Laptop Encryption: Reasonable and Appropriate?

Senior U.S. District Judge for the District of Minnesota, the Honorable Richard H. Kyle, ruled last week that companies don’t have to encrypt their data as a requirement of the Gramm-Leach-Bliley Act of 1999.  The GLBA places a set of constraints on how financial insitutions should handle customer information.  There’s been plenty of coverage on this issue since the ruling.  But I’d like to look at this from a different perspective; given HIPAA, SOX, GLBA, and the standards of ethical behavior, what actions should be considered reasonable and appropriate when protecting sensitive consumer information?

Picture of Judge Kyle  Judge Kyle (Security Pro News)

Stacy Lawton Guin, the plaintiff in a suit against John Wright, held that any financial organization storing investor information on electronic media must encrypt that information.  Wright, a financial analyst, did not encrypt Guin’s information on his laptop.  So when his laptop was stolen during a burglary of his residence, Guin became potentially vulnerable to identity theft, fraud, or other types of crime related to the use of sensitive personal information. 
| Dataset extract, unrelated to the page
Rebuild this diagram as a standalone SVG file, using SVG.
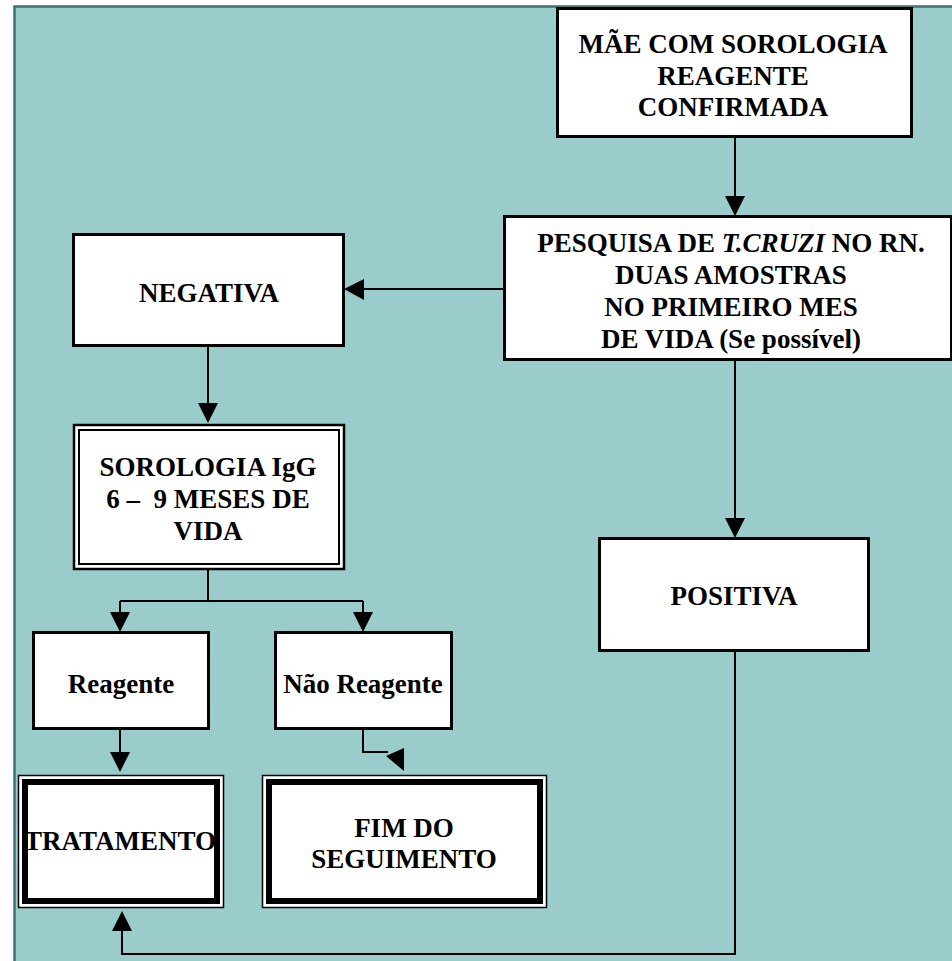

When brought before Judge Kyle, he dismissed the case.  Judge Kyle’s reason for  dismissal was the lack of encryption requirements in the GLBA.  But does this relieve Wright of all responsibility?  Did he implement “reasonable and appropriate” safeguards to protect his clients’ information?  Let’s examine the facts.

According to information presented before Judge Kyle, Wright’s home was in a low crime area.  Further, the information stolen was in Wright’s home due to the nature of his job; he worked from home as a financial analyst for Brazos Higher Education Service.  Finally, indications were that Wright took reasonable steps to secure his home.  Based on this information, I personally believe Wright did take reasonable and appropriate steps to protect Guin’s information.  But that’s just my opinion.

There are a lot of what-ifs that didn’t make it into the case, probably because they were irrelevant to the incident under review.  I spent about five minutes thinking about variations for how Wright’s laptop data might have been used.  Figure 1 is a short list(strictly fictional).  Next to each condition I list whether I believe encryption should be used.

Conditions.bmp  Figure 1 (Click to Enlarge)

It’s pretty clear that under any circumstances other than leaving his laptop in his locked home, with little or no transient foot traffic, in a low crime neighborhood, that it’s reasonable and appropriate to encrypt sensitive customer information stored on the laptop.   

The point I’m trying to make is this — Judge Kyle’s decision based on a necessarily narrow interpretation of the law should’t be used as an excuse for businesses to immediately back away from any or all projects leading to laptop encryption.  Because the GLBA isn’t grounds for civil liability in this case doesn’t mean that there aren’t strong liability issues under many other circumstances.  Besides, protecting consumer information is the right and ethical thing to do.